How have recent lunar missions and images corroborated the Apollo landing sites?
Executive summary
Recent high-resolution imaging from NASA’s Lunar Reconnaissance Orbiter (LRO) and archived photographs from other missions have repeatedly identified hardware, footprints and surface disturbances at Apollo landing coordinates, providing strong, independently verifiable evidence that matches Apollo-era records [1] [2]. Multiple institutional datasets and visualization tools let scientists and the public compare before/after imagery and pinpoint descent stages, ALSEPs and astronaut traverses at meter-to-submeter scales, with the best LRO low-altitude shots reaching roughly 25 cm per pixel [3] [4].
1. LRO’s sharp-eyed confirmation: descent stages, ALSEPs and tracks
The core corroboration comes from LRO’s Lunar Reconnaissance Orbiter Camera (LROC), which has imaged Apollo sites closely enough to resolve lunar module descent stages, Apollo Lunar Surface Experiment Packages (ALSEPs) and even astronaut bootprints and rover tracks in some images, matching the expected positions recorded in mission logs [2] [1] [5]. NASA and Planetary Society releases show that LROC’s focused passes—particularly when the spacecraft dipped into low orbits—produced the crispest views and allowed direct visual matches between Apollo photographs and current surface features [2] [6].
2. Resolution and persistence: why images from specific passes matter
The LRO team notes that a set of low-altitude imaging months produced the best data—approximately 25 centimeters per pixel—and that subsequent higher orbits mean those low-orbit images remain the highest-resolution baseline until a future mission repeats the run [3]. Those higher-resolution frames are critical because they allow identification of meter-scale objects like descent stages and experiment packages, and permit “temporal traverses” and flip-book comparisons that test for surface changes over decades [3] [4].
3. Independent corroboration beyond LRO: other missions and observatories
Corroboration is not solely LROC’s claim; third-party evidence includes earlier imagery from foreign lunar probes and terrestrial observatories. For example, Japan’s SELENE (Kaguya) provided photographs that researchers used to confirm surface disturbances at an Apollo 15 site, and historical ground observatories tracked and reported Apollo-era spacecraft positions and telemetry that line up with mission accounts [7]. The accumulated footprint of multi-instrument, multi-decade datasets strengthens the case by triangulating location, reflectance changes and expected surface features [7].

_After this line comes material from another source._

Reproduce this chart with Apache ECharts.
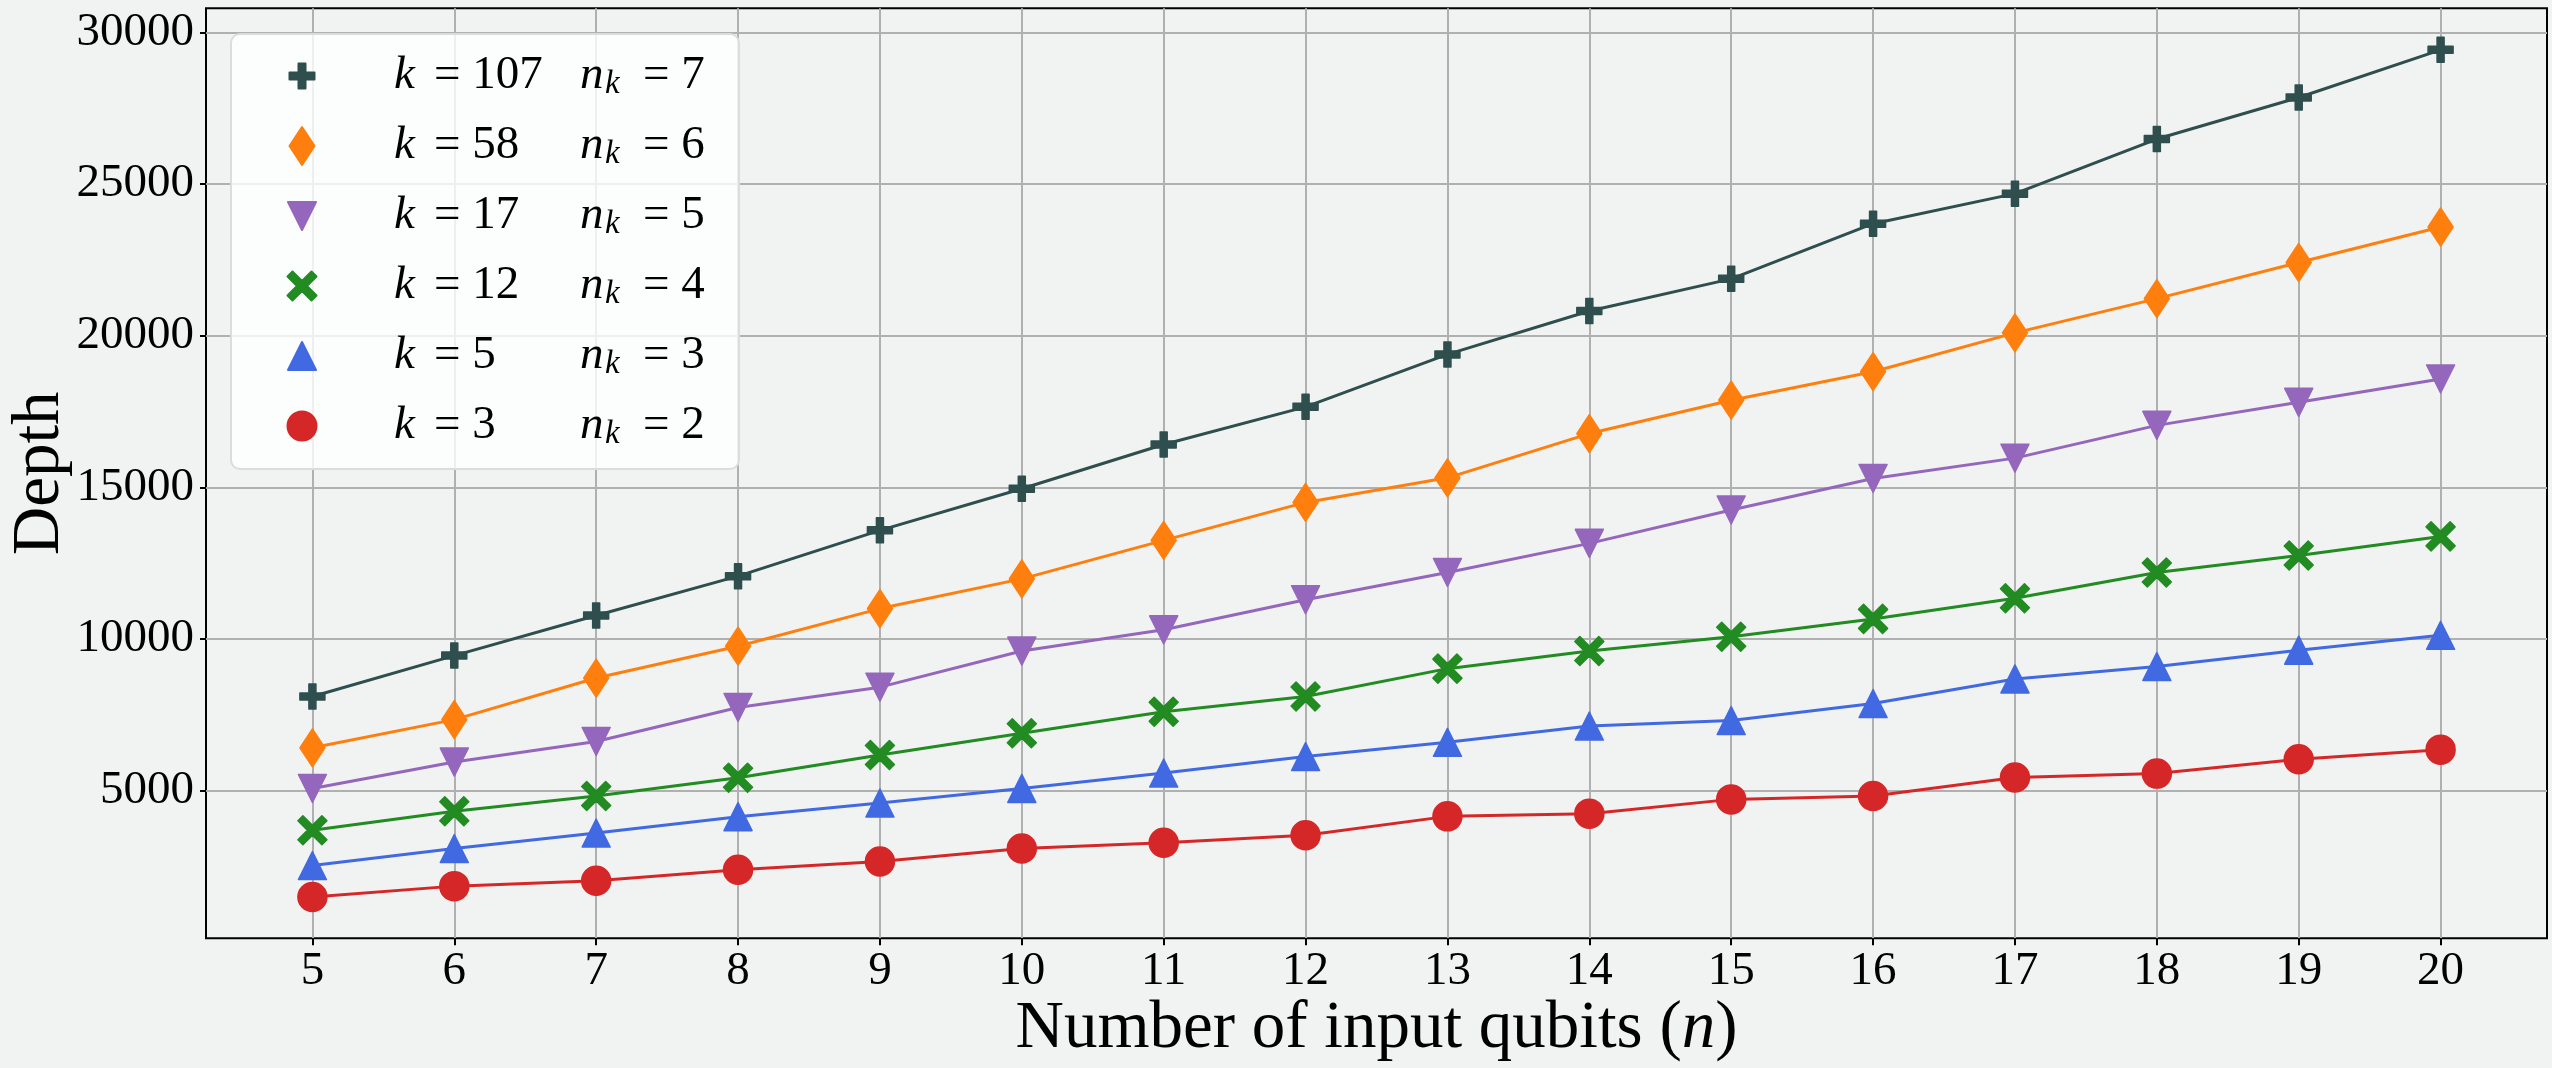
<!DOCTYPE html>
<html>
<head>
<meta charset="utf-8">
<script src="https://cdn.jsdelivr.net/npm/echarts@6/dist/echarts.min.js"></script>
<style>
html,body{margin:0;padding:0;background:#f1f3f2;}
#c{width:2552px;height:1068px;}
</style>
</head>
<body>
<div id="c"></div>
<script>
// ---------------- data ----------------
const nQubits = [5, 6, 7, 8, 9, 10, 11, 12, 13, 14, 15, 16, 17, 18, 19, 20];
const kValues = [107, 58, 17, 12, 5, 3];
const nkValues = [7, 6, 5, 4, 3, 2];
const depthK107 = [8100, 9450, 10770, 12070, 13580, 14950, 16410, 17650, 19380, 20810, 21870, 23690, 24680, 26480, 27850, 29420];
const depthK58  = [6410, 7340, 8710, 9760, 11000, 11980, 13250, 14500, 15310, 16770, 17870, 18810, 20090, 21220, 22410, 23580];
const depthK17  = [5070, 5940, 6620, 7740, 8410, 9600, 10300, 11290, 12190, 13150, 14250, 15290, 15960, 17040, 17800, 18570];
const depthK12  = [3690, 4320, 4820, 5420, 6170, 6890, 7600, 8100, 9020, 9600, 10070, 10660, 11340, 12190, 12750, 13380];
const depthK5   = [2530, 3090, 3600, 4140, 4590, 5070, 5580, 6120, 6590, 7130, 7310, 7870, 8680, 9090, 9630, 10120];
const depthK3   = [1490, 1850, 2030, 2390, 2660, 3090, 3280, 3530, 4150, 4240, 4710, 4820, 5430, 5560, 6030, 6350];
const xTickRange = [5, 20];
const yTickRange = [5000, 30000];
const yTickStep = 5000;
const xLimits = [4.25, 20.75];
const yLimits = [130, 30790];
const xTitle = 'Number of input qubits ({i|n})';
const yTitle = 'Depth';

// ---------------- style / layout ----------------
const W = 2552, H = 1068;
const PLOT = {left: 206, right: 2547, top: 8.3, bottom: 938.3};
const FONT = '"Liberation Serif", "DejaVu Serif", serif';
const BG = '#f1f3f2';
const GRIDC = '#b0b0b0';
const COLORS = ['#2f4f4f', '#ff7f0e', '#9467bd', '#228b22', '#4169e1', '#d62728'];
// symbols in a padded 40x40 box (the leading moves fix the bounding box)
const PAD = 'M0,0 M40,40 ';
const ICONS = [
  'path://' + PAD + 'M16.5,7.5 H23.5 V16.5 H32.5 V23.5 H23.5 V32.5 H16.5 V23.5 H7.5 V16.5 H16.5 Z',
  'path://' + PAD + 'M20,1 L32.5,20 L20,39 L7.5,20 Z',
  'path://' + PAD + 'M6,6 L34,6 L20,34 Z',
  'path://' + PAD + 'M5.5,10.5 L10.5,5.5 L20,15 L29.5,5.5 L34.5,10.5 L25,20 L34.5,29.5 L29.5,34.5 L20,25 L10.5,34.5 L5.5,29.5 L15,20 Z',
  'path://' + PAD + 'M20,6 L34,34 L6,34 Z',
  'path://' + PAD + 'M34.5,20 A14.5,14.5 0 1 1 5.5,20 A14.5,14.5 0 1 1 34.5,20 Z'
];
const seriesValues = [depthK107, depthK58, depthK17, depthK12, depthK5, depthK3];
const names = kValues.map((k, i) => 'k=' + k + ' nk=' + nkValues[i]);

function px(x) { return PLOT.left + (x - xLimits[0]) / (xLimits[1] - xLimits[0]) * (PLOT.right - PLOT.left); }
function py(y) { return PLOT.bottom - (y - yLimits[0]) / (yLimits[1] - yLimits[0]) * (PLOT.bottom - PLOT.top); }

const chart = echarts.init(document.getElementById('c'), null, {renderer: 'canvas', width: W, height: H});

const labelStyle = {fontFamily: FONT, fontSize: 47, color: '#000', formatter: function (v) { return String(v); }};

const option = {
  backgroundColor: BG,
  animation: false,
  grid: [
    {left: PLOT.left, right: W - PLOT.right, top: PLOT.top, bottom: H - PLOT.bottom,
     show: true, borderColor: '#000', borderWidth: 2, backgroundColor: 'transparent', outerBoundsMode: 'none', containLabel: false},
    {left: px(xTickRange[0]), right: W - px(xTickRange[1]), top: PLOT.top, bottom: H - PLOT.bottom, outerBoundsMode: 'none', containLabel: false},
    {left: PLOT.left, right: W - PLOT.right, top: py(yTickRange[1]), bottom: H - py(yTickRange[0]), outerBoundsMode: 'none', containLabel: false}
  ],
  xAxis: [
    {gridIndex: 0, type: 'value', min: xLimits[0], max: xLimits[1],
     axisLine: {show: false}, axisTick: {show: false}, axisLabel: {show: false}, splitLine: {show: false},
     name: xTitle, nameLocation: 'middle', nameGap: 58,
     nameTextStyle: {fontFamily: FONT, fontSize: 67, color: '#000',
       rich: {i: {fontFamily: FONT, fontSize: 67, fontStyle: 'italic', color: '#000'}}}},
    {gridIndex: 1, type: 'value', min: xTickRange[0], max: xTickRange[1], interval: 1, position: 'bottom',
     axisLine: {show: false},
     axisTick: {show: true, inside: false, length: 7, lineStyle: {color: '#000', width: 2}},
     axisLabel: Object.assign({margin: 10}, labelStyle),
     splitLine: {show: true, lineStyle: {color: GRIDC, width: 2}}},
    {gridIndex: 2, type: 'value', show: false, min: 0, max: 1}
  ],
  yAxis: [
    {gridIndex: 0, type: 'value', min: yLimits[0], max: yLimits[1],
     axisLine: {show: false}, axisTick: {show: false}, axisLabel: {show: false}, splitLine: {show: false},
     name: yTitle, nameLocation: 'middle', nameGap: 132,
     nameTextStyle: {fontFamily: FONT, fontSize: 67, color: '#000'}},
    {gridIndex: 1, type: 'value', show: false, min: 0, max: 1},
    {gridIndex: 2, type: 'value', min: yTickRange[0], max: yTickRange[1], interval: yTickStep, position: 'left',
     axisLine: {show: false},
     axisTick: {show: true, inside: false, length: 6, lineStyle: {color: '#000', width: 2}},
     axisLabel: Object.assign({margin: 12}, labelStyle),
     splitLine: {show: true, lineStyle: {color: GRIDC, width: 2}}}
  ],
  legend: {
    orient: 'vertical', left: 231, top: 34,
    padding: [17, 24, 18, 50],
    itemWidth: 40, itemHeight: 40, itemGap: 20,
    backgroundColor: 'rgba(255,255,255,0.8)', borderColor: '#dcdcdc', borderWidth: 2, borderRadius: 9,
    selectedMode: false,
    data: names.map((n, i) => ({name: n, icon: ICONS[i]})),
    formatter: function (name) {
      const i = names.indexOf(name);
      return '{sp| }{ki|k}{eq|= ' + kValues[i] + '}{ni|n}{sb|k}{eq2|= ' + nkValues[i] + '}';
    },
    textStyle: {
      fontFamily: FONT, fontSize: 47, color: '#000', lineHeight: 50,
      rich: {
        sp: {width: 67, fontSize: 47, lineHeight: 50},
        ki: {width: 40, fontFamily: FONT, fontSize: 47, fontStyle: 'italic', color: '#000', lineHeight: 50},
        eq: {width: 146, fontFamily: FONT, fontSize: 47, color: '#000', lineHeight: 50},
        ni: {width: 25, fontFamily: FONT, fontSize: 47, fontStyle: 'italic', color: '#000', lineHeight: 50},
        sb: {width: 38, fontFamily: FONT, fontSize: 33, fontStyle: 'italic', color: '#000', lineHeight: 22, verticalAlign: 'bottom'},
        eq2: {width: 72, fontFamily: FONT, fontSize: 47, color: '#000', lineHeight: 50}
      }
    }
  },
  series: seriesValues.map((vals, i) => ({
    type: 'line',
    name: names[i],
    xAxisIndex: 0, yAxisIndex: 0,
    data: nQubits.map((n, j) => [n, vals[j]]),
    symbol: ICONS[i],
    symbolSize: 40,
    showSymbol: true,
    showAllSymbol: true,
    lineStyle: {color: COLORS[i], width: 3},
    itemStyle: {color: COLORS[i], borderColor: COLORS[i], borderWidth: 1.5, borderJoin: 'round', opacity: 1},
    emphasis: {disabled: true},
    z: 3 + (6 - i)
  }))
};
chart.setOption(option);
</script>
</body>
</html>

4. Tools, transparency and public access: how verification is performed
LROC and associated NASA visualization products provide public tools—zoomable traverses, before/after comparisons and labeled site pages—that let independent scientists and interested citizens inspect the purported Apollo artifacts and compare them against mission transcripts and maps [4] [8]. Planetary Society coverage and NASA photojournal entries have curated and contextualized these images for public scrutiny, which reduces the space for undisputed technical ambiguity even as interpretation requires care [9] [10].
5. Limits, alternate views and what imagery cannot (yet) prove
While the imagery shows hardware, tracks and disturbed regolith consistent with Apollo operations, photographs alone cannot, in isolation, recreate live human motion or real-time voice telemetry—claims about “seeing astronauts” on modern images are not supported by the cited datasets, which instead resolve static objects and trails [1] [2]. Independent historical observations and radio recordings add non-imaging corroboration but are separate modalities of evidence; the available sources document these complementary lines without implying any single image is the sole proof [7]. Reporting and visualization efforts focus on matching known coordinates and artifacts, and readers should note that the strongest scientific case rests on the convergence of LRO imagery, earlier probe photos and archival mission data rather than a single dramatic new picture [3] [9].